Can someone from dynatrace be a bit more precise like here https://www.dynatrace.com/resources/ebooks/javaboo...?
How much is the overhead for cpu, ram, heap, network, responstime? It is allways a question by the customer and angry operators.
I'll paste the responses with information from dev directly form a support case where this was asked:
The overhead of the Agent (regarding response time, CPU, memory & network traffic) depends on so many factors and their correlations that it's just impossible to estimate it upfront.
Such factors include, but are not limited to e.g.:
- from the application perspective:
- used technologies (Java, .NET, PHP, Apache, node.js, ...)
- involved frameworks
- requests per second (or some other load indicator)
- general CPU consumption
- number of concurrently executed threads
- amount of remote communication and IO interaction
- error handling, e.g. number of thrown exceptions
- complexity of the code in general
- from the environment perspective:
- operating system and version
- hardware, e.g. CPU
- any potential virtualization in place
- disk & network throughput
- inter-process mutexes and other dependencies
- from the Agent & configuration perspective:
- type of Agent (OS Agent, Java Agent, Network Agent, Log Agent, ...)
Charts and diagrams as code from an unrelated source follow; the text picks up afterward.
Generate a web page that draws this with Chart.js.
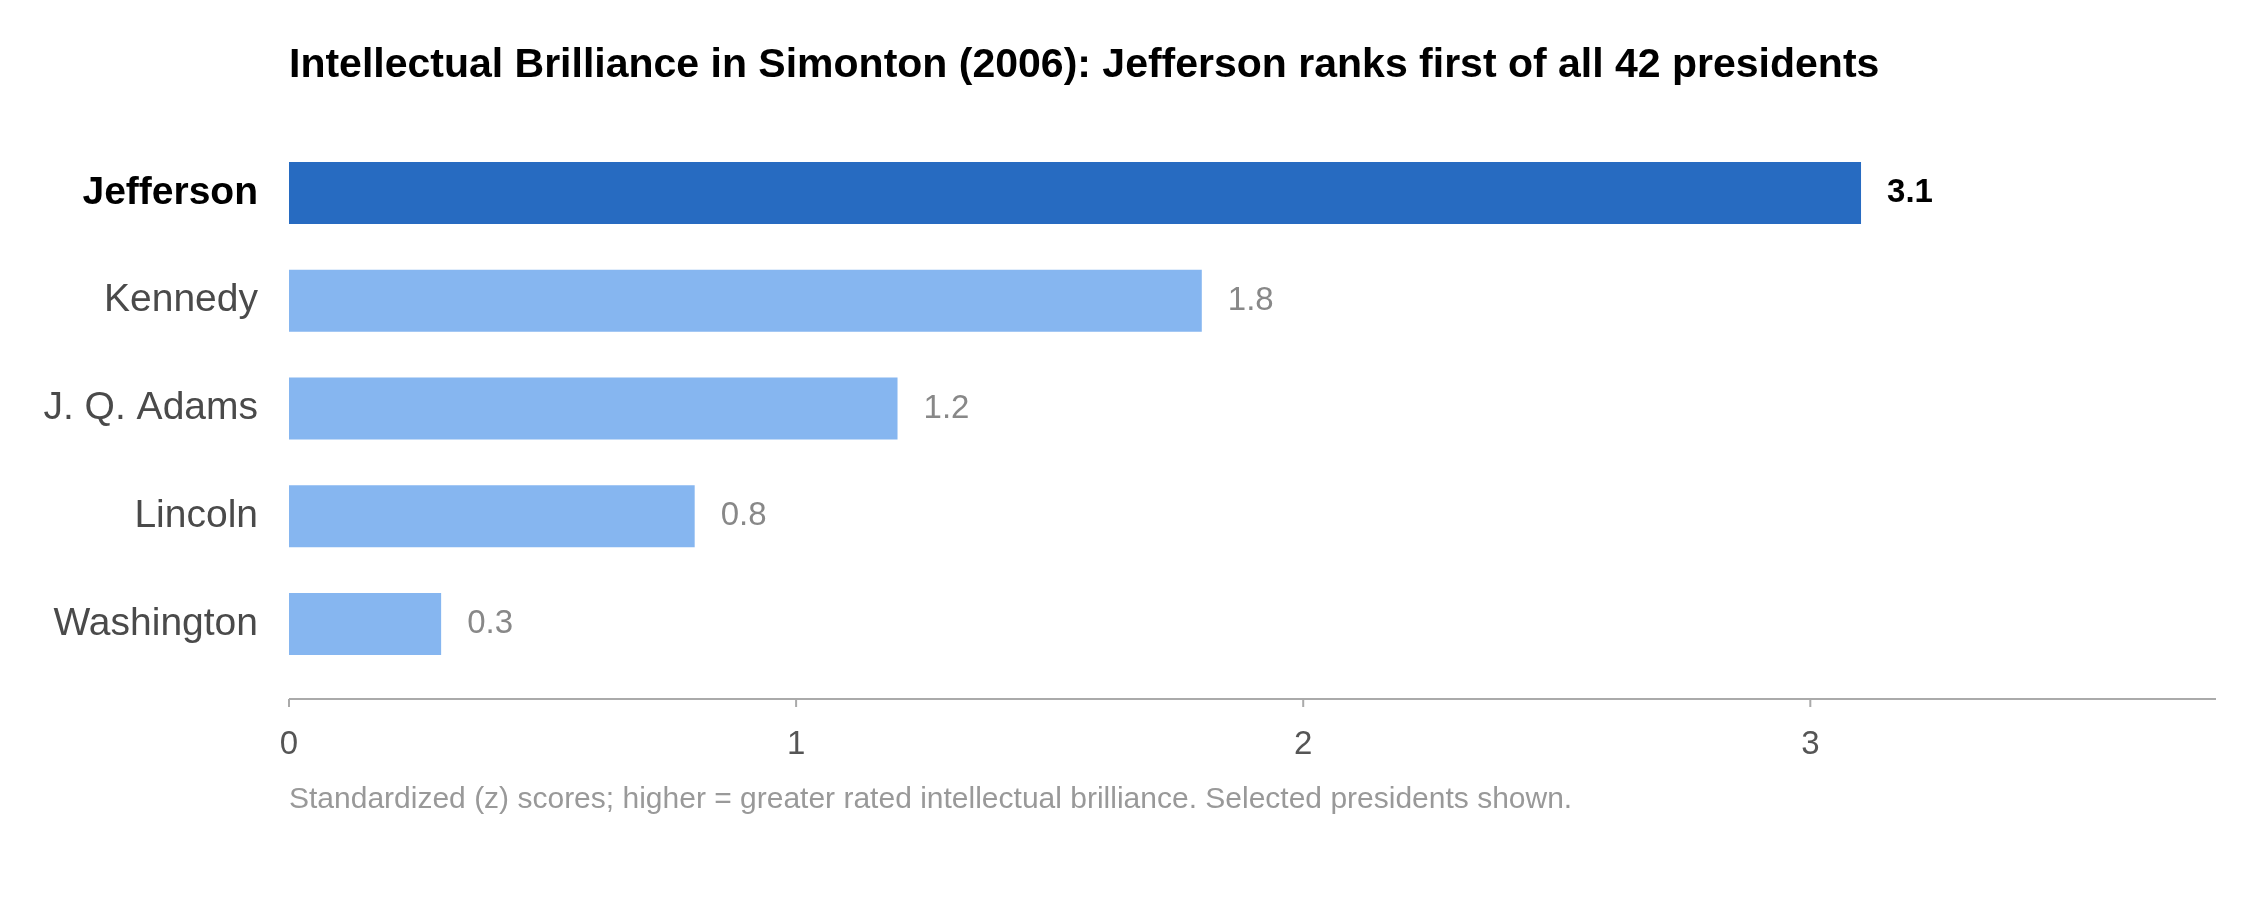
<!DOCTYPE html>
<html>
<head>
<meta charset="utf-8">
<script src="https://cdn.jsdelivr.net/npm/chart.js@4"></script>
<style>
  html, body { margin: 0; background: #fff; }
  #wrap { width: 2256px; height: 920px; }
</style>
</head>
<body>
<div id="wrap"><canvas id="c"></canvas></div>
<script>
const presidents = ['Jefferson', 'Kennedy', 'J. Q. Adams', 'Lincoln', 'Washington'];
const scores = [3.1, 1.8, 1.2, 0.8, 0.3];
const xTicks = [0, 1, 2, 3];
const titleText = 'Intellectual Brilliance in Simonton (2006): Jefferson ranks first of all 42 presidents';
const noteText = 'Standardized (z) scores; higher = greater rated intellectual brilliance. Selected presidents shown.';

const FONT = '"Liberation Sans", Arial, sans-serif';

// title, footnote, value labels, axis line
const extras = {
    id: 'extras',
    afterDraw(chart) {
        const c = chart.ctx, a = chart.chartArea;
        const xs = chart.scales.x;
        c.save();
        c.textBaseline = 'middle';
        c.fillStyle = '#000';
        c.font = 'bold 41px ' + FONT;
        c.textAlign = 'left';
        c.fillText(titleText, a.left, 66);

        // axis line + ticks
        const axisY = a.bottom + 21;
        c.strokeStyle = '#aaa';
        c.lineWidth = 2;
        c.beginPath();
        c.moveTo(a.left, axisY);
        c.lineTo(a.right, axisY);
        xTicks.forEach(t => {
            const px = xs.getPixelForValue(t);
            c.moveTo(px, axisY);
            c.lineTo(px, axisY + 8);
        });
        c.stroke();

        // values
        const meta = chart.getDatasetMeta(0);
        meta.data.forEach((bar, i) => {
            c.font = (i === 0 ? 'bold ' : '') + '33px ' + FONT;
            c.fillStyle = i === 0 ? '#000' : '#888';
            c.fillText(scores[i].toFixed(1), bar.x + 26, bar.y);
        });

        c.font = '30px ' + FONT;
        c.fillStyle = '#999';
        c.fillText(noteText, a.left, 800);
        c.restore();
    }
};

new Chart(document.getElementById('c'), {
    type: 'bar',
    data: {
        labels: presidents,
        datasets: [{
            data: scores,
            backgroundColor: scores.map((v, i) => i === 0 ? '#276BC1' : '#86B6F0'),
            barPercentage: 0.575,
            categoryPercentage: 1
        }]
    },
    options: {
        indexAxis: 'y',
        animation: false,
        responsive: true,
        maintainAspectRatio: false,
        layout: { padding: { top: 139, right: 40, bottom: 164, left: 0 } },
        plugins: { legend: { display: false }, tooltip: { enabled: false } },
        scales: {
            x: {
                min: 0,
                max: 3.8,
                afterBuildTicks(s) { s.ticks = xTicks.map(v => ({ value: v })); },
                afterFit(s) { s.height = 78; },
                grid: { display: false, drawTicks: false },
                border: { display: false },
                ticks: { padding: 47, color: '#555', font: { size: 33, family: FONT } }
            },
            y: {
                afterFit(s) { s.width = 289; },
                grid: { display: false, drawTicks: false },
                border: { display: false },
                ticks: {
                    padding: 31,
                    color: ctx => ctx.index === 0 ? '#000' : '#4a4a4a',
                    font: ctx => ({ size: 39, family: FONT, weight: ctx.index === 0 ? 'bold' : 'normal' })
                }
            }
        }
    },
    plugins: [extras]
});
</script>
</body>
</html>
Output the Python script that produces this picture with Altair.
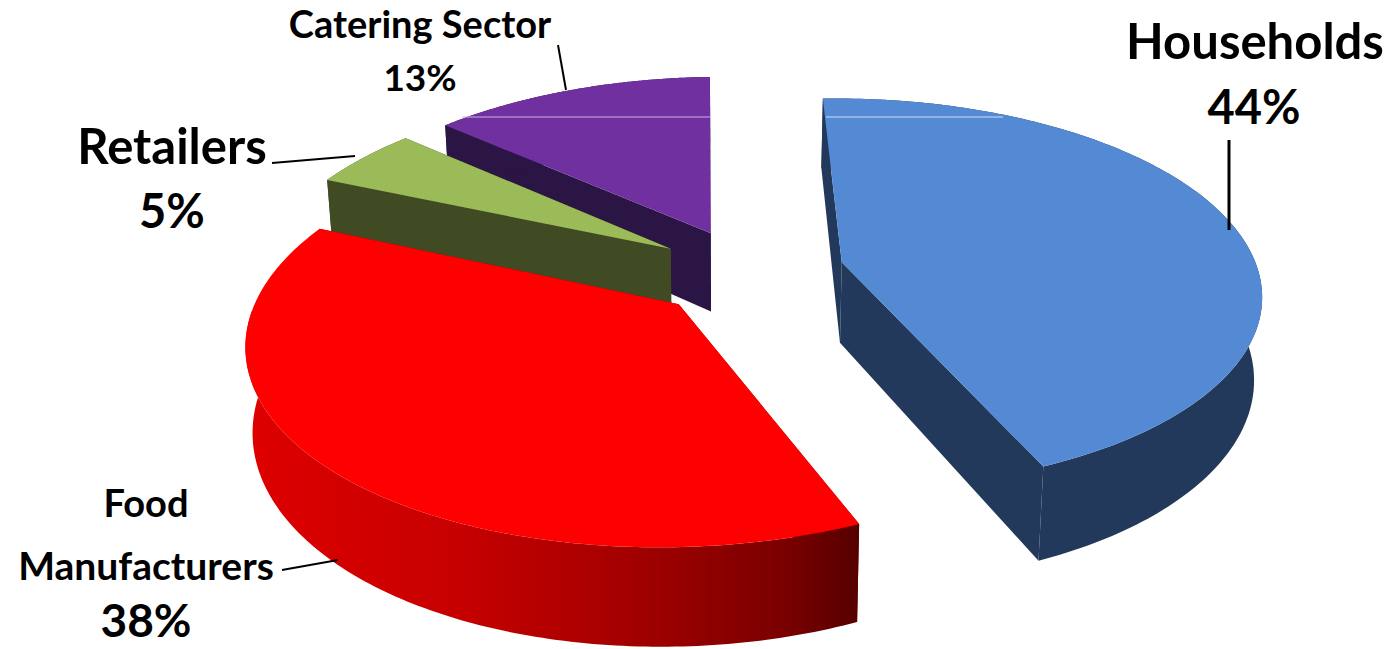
import numpy as np
import pandas as pd
import altair as alt

# Share of food waste by sector, in drawing order round the pie (clockwise)
sectors = ["Households", "Food Manufacturers", "Retailers", "Catering Sector"]
shares = [44, 38, 5, 13]
top_colors = ["#538ad3", "#fe0000", "#9bbb59", "#7030a0"]
side_colors = ["#23395b", "#8a0000", "#404b24", "#2b1545"]

# Text blocks: label lines with their anchor and size
label_text = ["Households", "44%", "Catering Sector", "13%", "Retailers", "5%",
              "Food", "Manufacturers", "38%"]
label_x = [1255, 1254, 420, 420, 172, 172, 146, 146, 146]
label_y = [44, 110, 27, 80, 149, 214, 506, 568, 623]
label_size = [49, 47, 38, 37, 49, 47, 38, 39, 46]

# Leader lines, one per sector
leader_id = ["h", "h", "c", "c", "r", "r", "f", "f"]
leader_x = [1229, 1229, 558, 566, 272, 355, 282, 338]
leader_y = [140, 230, 45, 90, 163, 156, 570, 560]
leader_width = [3, 3, 2, 2, 2, 2, 2, 2]

# Pale scan line crossing the two rear faces
streak_id = ["p", "p", "b", "b"]
streak_x = [462, 711, 826, 1003]
streak_y = [117, 117, 117, 117]
streak_color = ["#c9b3dd", "#c9b3dd", "#cfe0f5", "#cfe0f5"]

# Camera model of the tilted pie
HORIZON_Y = -933.0
VANISH_X = 735.0
CENTER_X, CENTER_Y = 749.0, 272.0
RADIUS_X = 415.0
KK = 0.16
EXPLODE = 0.23
THICKNESS = 81.0
PLUMB_X = 723.0
PLUMB_SHRINK = 0.015
FIRST_ANGLE = -0.012  # radians clockwise from straight back
ROLL = -4.0


def project(px, py, lower=False):
    """Map pie-plane coordinates (right, towards viewer) to chart coordinates."""
    w = 1 - KK * py
    x = VANISH_X + (CENTER_X - VANISH_X + RADIUS_X * px) / w
    y = HORIZON_Y + (CENTER_Y - HORIZON_Y + ROLL * px) / w
    if lower:
        x = PLUMB_X + (x - PLUMB_X) * (1 - PLUMB_SHRINK)
        y = y + THICKNESS / w
    return x, y


def poly(points):
    xs, ys = zip(*points)
    return pd.DataFrame({"x": xs, "y": ys, "seq": range(len(xs))})


x_enc = alt.X("x:Q", scale=alt.Scale(domain=[0, 1390], nice=False, zero=False), axis=None)
y_enc = alt.Y("y:Q", scale=alt.Scale(domain=[649, 0], nice=False, zero=False), axis=None)


def filled(points, fill):
    return alt.Chart(poly(points)).mark_line(fill=fill, strokeWidth=0, clip=False).encode(
        x=x_enc, y=y_enc, order="seq:Q"
    )


red_gradient = alt.LinearGradient(
    gradient="linear",
    x1=0, y1=0, x2=1, y2=0,
    stops=[
        alt.GradientStop(color="#de0000", offset=0),
        alt.GradientStop(color="#c60000", offset=0.35),
        alt.GradientStop(color="#a00000", offset=0.65),
        alt.GradientStop(color="#7a0000", offset=0.88),
        alt.GradientStop(color="#560000", offset=1),
    ],
)

layers = []
fractions = np.cumsum([0] + shares) / sum(shares)
# Rear slices are painted first so the nearer ones can overlap them
for i in [3, 2, 1, 0]:
    a0, a1 = FIRST_ANGLE + 2 * np.pi * fractions[i], FIRST_ANGLE + 2 * np.pi * fractions[i + 1]
    mid = (a0 + a1) / 2
    ox, oy = EXPLODE * np.sin(mid), -EXPLODE * np.cos(mid)
    angles = np.linspace(a0, a1, 160)
    rim = [(ox + np.sin(t), oy - np.cos(t)) for t in angles]

    top = [project(*p) for p in rim]
    low = [project(*p, lower=True) for p in rim]
    apex_top = project(ox, oy)
    apex_low = project(ox, oy, lower=True)

    # Radial walls first, then the curved wall, then the top face
    side_fill = side_colors[i]
    layers.append(filled([apex_top, top[0], low[0], apex_low], side_fill))
    layers.append(filled([apex_top, top[-1], low[-1], apex_low], side_fill))
    if sectors[i] == "Food Manufacturers":
        # Only the front part of the rim faces the viewer, so the gradient spans it alone
        front = [k for k, t in enumerate(angles) if t < np.radians(270)]
        layers.append(filled([top[k] for k in front] + [low[k] for k in reversed(front)], red_gradient))
    else:
        layers.append(filled(top + low[::-1], side_fill))
    layers.append(filled([apex_top] + top, top_colors[i]))

streaks = pd.DataFrame({"id": streak_id, "x": streak_x, "y": streak_y, "c": streak_color})
layers.append(
    alt.Chart(streaks).mark_line(strokeWidth=1).encode(
        x=x_enc, y=y_enc, detail="id:N", color=alt.Color("c:N", scale=None)
    )
)

leaders = pd.DataFrame({"id": leader_id, "x": leader_x, "y": leader_y, "w": leader_width})
layers.append(
    alt.Chart(leaders).mark_line(color="black").encode(
        x=x_enc, y=y_enc, detail="id:N", strokeWidth=alt.StrokeWidth("w:Q", scale=None)
    )
)

labels = pd.DataFrame({"text": label_text, "x": label_x, "y": label_y, "size": label_size})
layers.append(
    alt.Chart(labels).mark_text(font="Lato", fontWeight="bold", color="black", align="center", baseline="middle").encode(
        x=x_enc,
        y=y_enc,
        text="text:N",
        size=alt.Size("size:Q", scale=None),
    )
)

chart = alt.layer(*layers).properties(
    width=1390, height=649, padding=0, background="white", autosize=alt.AutoSizeParams(type="none")
).configure_view(stroke=None)

chart.save("out.html", embed_options={"renderer": "svg", "actions": False})
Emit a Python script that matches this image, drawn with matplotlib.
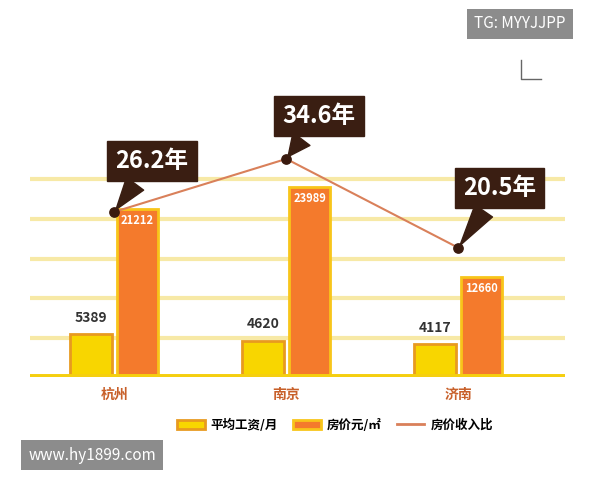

- number of placed sensors & instrumented methods
- level of detail of captured information
Measuring the overhead is also non-trivial, as the Agent itself is part of the whole system and can as such not easily measure itself. The only really reliable way to measure the overhead is and always will be to make reasonable load tests with an external tool including reproducible load and warmup/cooldown phases executed multiple times with and without the Agents.
However, over the years we investigated multiple approaches to try to estimate and limit the Agent overhead. Some of those turned out to be effective (e.g. around Auto-Sensor overhead limitations) and are implemented in the Agent code itself. Also, we're always trying to make the Agents even more robust also in terms of overhead.
In addition to that we're always selecting our default configurations to be as low-overhead and as production-ready as possible while still providing valuable information.
To ensure this we execute automated performance tests on a daily basis which will instantly show us if something got better or worse.
so here's what we do in terms of overhead measurement and reduction:
Results may vary, depending on the environment. It's best to take a free trial to be 100% sure. I have although taken a look at one of our internal tenants monitoring our production systems and found following data:
Working set size:Oneagent: 80MB AVG , 204MB MAX plus optional components - log (18MB and 23MB) and network (56MB and 59MB respectively).
CPU usage: Oneagent: 0.51% AVG, 2.73% MAX plus optional components - log (0.05% and 0.16%) and network (0.08% and 1.8% respectively).
Network: Oneagent 619Bps AVG, 730Bps MAX (that includes network component) plus optional component - log 298Bps AVG, 348Bps MAX.
I have also made some tests. As said by the previous persons, the impact on CPU/Memory/network (threads for PHP) may vary according your application, but the are of relatively low impact.
But I can say that the most important thing to monitor is the response time of your application, here may be the real impact.